Questions used in the past include "What was Holden Caulfield's middle name?" and "In 2004, which nation drank the most coffee per capita?" (The answers are "Morrisey" and "Finland," respectively.) The 2009 Super Garruda was "Who was going to be married next to what was the "World's Largest Cedar Bucket" in Murfreesboro, Tennessee in June 2005, before it mysteriously burned down the week before the wedding date?" (answer: James Walters and Jaki Neubauer). In modern times, internet access has changed the way questions are written. Examples from the 2024 contest include "This primate was named after an anarchist critical of a linguist who shares a surname with the Simpsons character who said "steamed hams". What was the longest sentence the primate ever said?" and "This state house's original dome was metal-plated by the founding father who rides alongside the protagonist of Assassin's Creed III. What lies in its House of Representatives chamber, whose speaker pro tempore shares a last name with the ring name of the wrestler who had a cameo in Rocky III?" ("Give orange me give eat orange me eat orange give me eat orange give me you" and "Sacred Cod," respectively) On-campus teams are occasionally asked to do special action questions such as composing a love song or doing a dance routine based on a theme.

==History==
The contest was founded in 1966 by James Bailey deRosset as an alternate for a serious academic retreat with professors (called "Encampment Weekend"). deRosset visited his girlfriend at Beloit College; he was disappointed with Beloit's trivia contest and had ideas on how he wanted to improve on their contest. deRosset spoke with his friend, Junior Dave Pfleger, who worked at WLFM and arranged airtime. The first contest consisted of questions in four categories (television, rock 'n' roll music, comic books, and movies) that were written by deRosset and his friends. The first question asked in 1966 was "Who was Superman's father?" (answer Jor-El). The first winners received a broken refrigerator as their prize.

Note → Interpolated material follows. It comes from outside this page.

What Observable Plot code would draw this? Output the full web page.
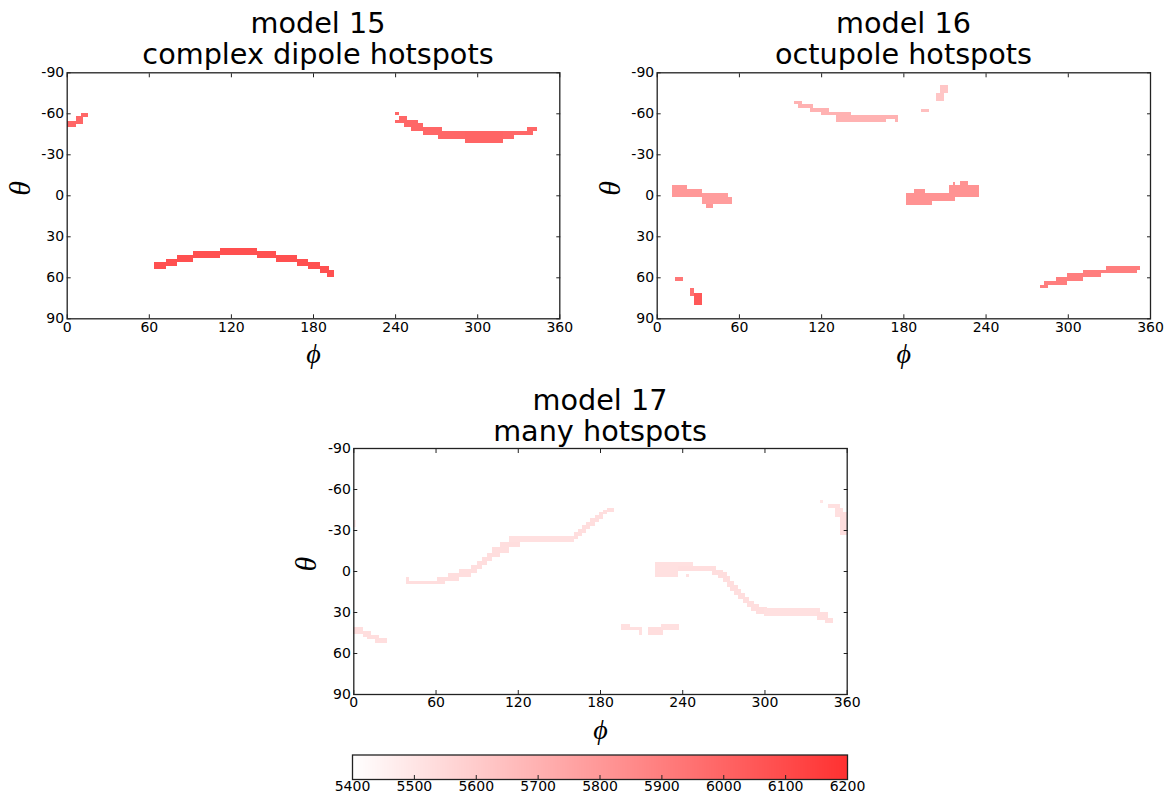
<!DOCTYPE html>
<html>
<head>
<meta charset="utf-8">
<script src="https://cdn.jsdelivr.net/npm/d3@7"></script>
<script src="https://cdn.jsdelivr.net/npm/@observablehq/plot@0.6"></script>
<style>
  body { margin: 0; background: #fff; }
  #fig { position: relative; width: 1166px; height: 797px; font-family: "DejaVu Sans", sans-serif; overflow: hidden; }
  .title { position: absolute; text-align: center; font-size: 28.7px; line-height: 31px; color: #000; white-space: nowrap; }
  .panel { position: absolute; }
</style>
</head>
<body>
<div id="fig"></div>
<script>
// Axis ticks (degrees) and colour bar ticks (K)
const phiTicks = [0, 60, 120, 180, 240, 300, 360];
const thetaTicks = [-90, -60, -30, 0, 30, 60, 90];
const tempTicks = [5400, 5500, 5600, 5700, 5800, 5900, 6000, 6100, 6200];
const tempDomain = [5400, 6200];

// Hotspot cells: [phi from, phi to, theta from, theta to, temperature]
// model 15 — complex dipole
const m15West = [
  [0, 7, -54.5, -50, 5990],
  [7, 12, -58, -52.5, 5990],
  [10.5, 15.5, -60.5, -57.5, 5990]
];
const m15North = [
  [240, 243, -61, -59, 5990],
  [240, 243, -55, -52.7, 5990],
  [243, 246.6, -58.3, -52.7, 5990],
  [246.6, 249, -58.3, -50.2, 5990],
  [249, 251.7, -54.9, -50.2, 5990],
  [251.7, 257, -54.9, -47, 5990],
  [257, 260.7, -52.7, -47, 5990],
  [260.7, 271.4, -50.2, -44.1, 5990],
  [271.4, 274.1, -50.2, -41, 5990],
  [274.1, 291.4, -46.8, -41, 5990],
  [291.4, 318.7, -46.8, -38.3, 6000],
  [318.7, 327.2, -46.8, -41, 5990],
  [327.2, 336.3, -46.8, -44.1, 5990],
  [336.3, 341.1, -49.8, -44.1, 5990],
  [341.1, 344, -49.8, -46.8, 5990]
];
const m15South = [
  [63.8, 72.4, 49, 54, 6080],
  [72.4, 80.8, 46.5, 51.5, 6080],
  [80.8, 92, 43.5, 49, 6080],
  [92, 112, 41, 46, 6080],
  [112, 139, 38.5, 44, 6080],
  [139, 153, 41, 46, 6080],
  [153, 168, 43.5, 49, 6080],
  [168, 176, 46.5, 51.5, 6080],
  [176, 185, 49, 54, 6080],
  [185, 192, 51.5, 57, 6080],
  [190, 195, 55, 60, 6080]
];

// model 16 — octupole
const m16North = [
  [100, 106, -69, -66.5, 5700],
  [103, 114, -66.5, -64, 5700],
  [112, 126, -64, -61, 5700],
  [120, 142, -61, -58.5, 5700],
  [131, 176, -58.5, -56, 5700],
  [131, 167, -56, -53.5, 5700],
  [174, 176, -56, -53.5, 5700]
];
const m16Polar = [
  [204, 210, -75, -69, 5620],
  [207, 212.5, -80.5, -75, 5620],
  [193, 199, -63.5, -61, 5650]
];
const m16EquatorWest = [
  [11, 22, -7.3, 1.2, 5800],
  [22, 33, -4.4, 1.2, 5800],
  [33, 52.3, -1.5, 6.4, 5780],
  [52.3, 55.2, 1, 6.4, 5780],
  [36, 41, 6.4, 9, 5800]
];
const m16EquatorEast = [
  [182, 201, -2, 7, 5820],
  [188, 196, -4.8, -2, 5820],
  [201, 218, -2, 4, 5820],
  [213, 235, -7.3, 1, 5820],
  [216, 218, -10, -7.3, 5820],
  [221, 227.4, -10.2, -7.3, 5820]
];
const m16South = [
  [279.4, 285.3, 65.9, 68, 5900],
  [282.3, 291.6, 62.9, 65.9, 5900],
  [291.6, 299.6, 60, 65.9, 5900],
  [299.6, 311.3, 57, 63, 5900],
  [311.3, 324.4, 54.7, 60, 5900],
  [324.4, 327.6, 54.7, 57, 5900],
  [327.6, 350.2, 51.7, 57, 5900],
  [350.2, 352.6, 51.7, 54.4, 5900]
];
const m16SouthPolar = [
  [13, 19, 60, 63, 5930],
  [24, 27.5, 68, 74, 5950],
  [27, 33, 71.3, 80, 6050]
];

// model 17 — many hotspots
const m17Belt = [
  [0, 2, -37, -32, 5460],
  [38.5, 66.9, 7.3, 9.7, 5530],
  [38.5, 41, 4.2, 7.3, 5530],
  [60.8, 77.3, 4.2, 7.3, 5530],
  [69.3, 85.7, 1.7, 4.6, 5530],
  [77.3, 90, -1.2, 1.7, 5530],
  [85.7, 94.1, -4.2, -1.2, 5530],
  [90, 97.3, -7.1, -4.2, 5530],
  [94.1, 101, -10, -7.1, 5530],
  [97.3, 107.2, -13, -10, 5530],
  [101, 113.8, -17.8, -13, 5530],
  [107.2, 121.8, -21.2, -17.8, 5530],
  [113.8, 161, -25.6, -21.2, 5520],
  [161, 164, -28.5, -23.5, 5530],
  [164, 167, -31, -25.5, 5530],
  [167, 170, -33.5, -28, 5530],
  [170, 173, -36, -30.5, 5530],
  [173, 176, -38.5, -33, 5530],
  [176, 179, -41, -35.5, 5530],
  [179, 182, -43, -38, 5530],
  [182, 185, -45, -41.5, 5530],
  [185, 190, -46, -43, 5530]
];
const m17East = [
  [340.5, 343, -52, -49.6, 5500],
  [346.6, 355.1, -49, -45.9, 5520],
  [351.5, 357.6, -46, -39.7, 5520],
  [355.1, 360, -43.4, -26.3, 5530]
];
const m17Arc = [
  [220, 248, -6.6, -3.2, 5520],
  [220, 237, -3.2, 4.6, 5520],
  [243, 245, 2.3, 4.2, 5520],
  [237, 265, -4, 0, 5530],
  [261.5, 270, -1, 3, 5530],
  [266, 272.5, 1, 5, 5530],
  [270, 275, 4, 8, 5530],
  [272.5, 277.5, 7, 11.5, 5530],
  [275, 280.5, 10, 14.5, 5530],
  [278, 283, 13, 17.5, 5530],
  [281, 286, 16, 20.5, 5530],
  [284, 289, 19, 23.5, 5530],
  [287, 292, 22, 26.5, 5530],
  [290, 296, 24.5, 29, 5530],
  [294, 302, 26.5, 31.5, 5530],
  [300, 340.5, 27.3, 32.7, 5520],
  [338.1, 346.6, 29.8, 35.8, 5530],
  [344.2, 349.8, 34.6, 38.3, 5530]
];
const m17Southern = [
  [195, 202, 38.8, 43.2, 5520],
  [202, 208.6, 41, 43.2, 5520],
  [208.6, 211, 41, 47, 5520],
  [215, 226, 40.7, 46.8, 5530],
  [224.5, 238, 38.8, 43.2, 5520],
  [0, 6.8, 40.8, 46.1, 5530],
  [6.8, 12.9, 43.6, 48.5, 5530],
  [9.7, 18.9, 46.8, 49.9, 5530],
  [15.8, 24.4, 49.3, 52.5, 5530]
];

const toCells = (...groups) => groups.flat().map(([p1, p2, t1, t2, T]) => ({p1, p2, t1, t2, T}));

const colorScale = {
  type: "linear",
  domain: tempDomain,
  range: ["#ffffff", "#ff3131"],
  interpolate: "rgb",
  clamp: true
};

const fig = document.getElementById("fig");
const fmt = d => `${d}`;
const axisColor = "#222";
const tickFont = {fontSize: 14, fontFamily: "DejaVu Sans", fill: "#000"};
const T = 4; // inward tick length

// inward-pointing tick marks, no labels
const innerTicks = (xTicks, yTicks) => [
  Plot.axisX(xTicks, {anchor: "bottom", tickSize: T, dy: -T, fill: "none", stroke: axisColor, label: null}),
  Plot.axisX(xTicks, {anchor: "top", tickSize: T, dy: T, fill: "none", stroke: axisColor, label: null}),
  ...(yTicks ? [
    Plot.axisY(yTicks, {anchor: "left", tickSize: T, dx: T, fill: "none", stroke: axisColor, label: null}),
    Plot.axisY(yTicks, {anchor: "right", tickSize: T, dx: -T, fill: "none", stroke: axisColor, label: null})
  ] : [])
];

function addTitle(lines, centerX, top) {
  const div = document.createElement("div");
  div.className = "title";
  div.style.left = (centerX - 300) + "px";
  div.style.width = "600px";
  div.style.top = top + "px";
  div.innerHTML = lines.join("<br>");
  fig.appendChild(div);
}

function addPanel(cells, box) {
  const {left, top, width, height, frame} = box;
  const [fx0, fx1, fy0, fy1] = frame; // frame edges in page pixels
  const chart = Plot.plot({
    width, height,
    marginLeft: fx0 - left,
    marginRight: left + width - fx1,
    marginTop: fy0 - top,
    marginBottom: top + height - fy1,
    style: {background: "transparent", overflow: "visible"},
    x: {domain: [0, 360]},
    y: {domain: [-90, 90], reverse: true},
    color: colorScale,
    marks: [
      Plot.rect(cells, {x1: "p1", x2: "p2", y1: "t1", y2: "t2", fill: "T", shapeRendering: "crispEdges"}),
      Plot.axisX(phiTicks, {anchor: "bottom", tickSize: 0, tickPadding: 3, tickFormat: fmt, label: null, ...tickFont}),
      Plot.axisY(thetaTicks, {anchor: "left", tickSize: 0, tickPadding: 3, tickFormat: fmt, label: null, ...tickFont}),
      ...innerTicks(phiTicks, thetaTicks),
      Plot.frame({stroke: axisColor, strokeWidth: 1.3}),
      Plot.text(["θ"], {frameAnchor: "left", dx: -47, rotate: -90, fontSize: 30, fontStyle: "italic", fontFamily: "Liberation Serif, serif"}),
      Plot.text(["ϕ"], {frameAnchor: "bottom", dy: 44, fontSize: 28, fontStyle: "italic", fontFamily: "Liberation Serif, serif"})
    ]
  });
  chart.classList.add("panel");
  chart.style.left = left + "px";
  chart.style.top = top + "px";
  fig.appendChild(chart);
}

// model 15
addTitle(["model 15", "complex dipole hotspots"], 318, 8);
addPanel(toCells(m15West, m15North, m15South), {left: 0, top: 0, width: 590, height: 380, frame: [66.7, 559.3, 72.3, 318.3]});

// model 16
addTitle(["model 16", "octupole hotspots"], 903.5, 8);
addPanel(toCells(m16North, m16Polar, m16EquatorWest, m16EquatorEast, m16South, m16SouthPolar), {left: 585, top: 0, width: 581, height: 380, frame: [656.7, 1150, 72.3, 318.3]});

// model 17
addTitle(["model 17", "many hotspots"], 600, 385);
addPanel(toCells(m17Belt, m17East, m17Arc, m17Southern), {left: 280, top: 380, width: 600, height: 360, frame: [353.3, 846.7, 448, 694]});

// colour bar
const bar = Plot.plot({
  width: 600, height: 57,
  marginLeft: 52, marginRight: 53, marginTop: 14.5, marginBottom: 18,
  style: {background: "transparent", overflow: "visible"},
  x: {domain: tempDomain},
  y: {domain: [0, 1], axis: null},
  color: colorScale,
  marks: [
    Plot.raster({fill: (x, y) => x, x1: tempDomain[0], x2: tempDomain[1], y1: 0, y2: 1, width: 495, height: 1, imageRendering: "auto"}),
    ...innerTicks(tempTicks, null).slice(0, 1),
    Plot.axisX(tempTicks, {anchor: "bottom", tickSize: 0, tickPadding: 2, tickFormat: fmt, label: null, ...tickFont}),
    Plot.frame({stroke: axisColor, strokeWidth: 1.3})
  ]
});
bar.classList.add("panel");
bar.style.left = "300px";
bar.style.top = "740px";
fig.appendChild(bar);
</script>
</body>
</html>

It may be the oldest college-based radio trivia contest in the United States. Lawrence's inaugural edition on April 29, 1966, predates both the presumed May debut of the biannual Williams College Trivia Contest by a week or so and the February 1969 debut of the Stevens Point Media Trivia Contest by three years. However, the precise date of the first Williams contest is not known; before its playing schedule was standardized, spring semester Williams Trivia games were sometimes held as early as February and March.

Teams originally had to be within about 30 mi to receive the FM signal for WLFM. The radio station changed to internet broadcast and the first internet-only contest was held in 2006.

The 50th annual contest was held in 2015 and it featured teams as far away as Sweden. The question difficulty had grown significantly because the teams could quickly find answers to simple questions using Google and the internet. Several Head Masters and deRosset returned for the contest. The contest had amassed over 18,000 questions in 2450 hours of competition by the end of the 2014 contest. The 50th contest featured one question per hour taken from a previous contest.

The 56th annual contest was held in 2021, and was held virtually instead of on WLFM radio as a response to the COVID-19 pandemic. The contest was streamed via Twitch. Contestants submitted results via a Discord phone answering system as well as a Google form instead of solely via telephone. This method continued to be used for the 57th contest.

The 58th annual contest was held in 2023 and saw the erection of the "Trivia Flag" on the cupola of Lawrence University's Main Hall, an ode to the year's theme: pirates.

==References in popular media==
The Lawrence trivia contest has been written about in Playboy, USA Today, The Chronicle of Higher Education, the Chicago Tribune, Washington Post, The New York Times, and most of the newspapers in Wisconsin. The 1984 Head Trivia Master, John Landis, '84, appeared on ABC's "Good Morning America." Paul Harvey asked a question in the 1978 contest: "I’m Paul Harvey. Now, for five trivia points where is the International Armadillo Confab and Exposition held? Gooooood Day!" The answer was Victoria, Texas.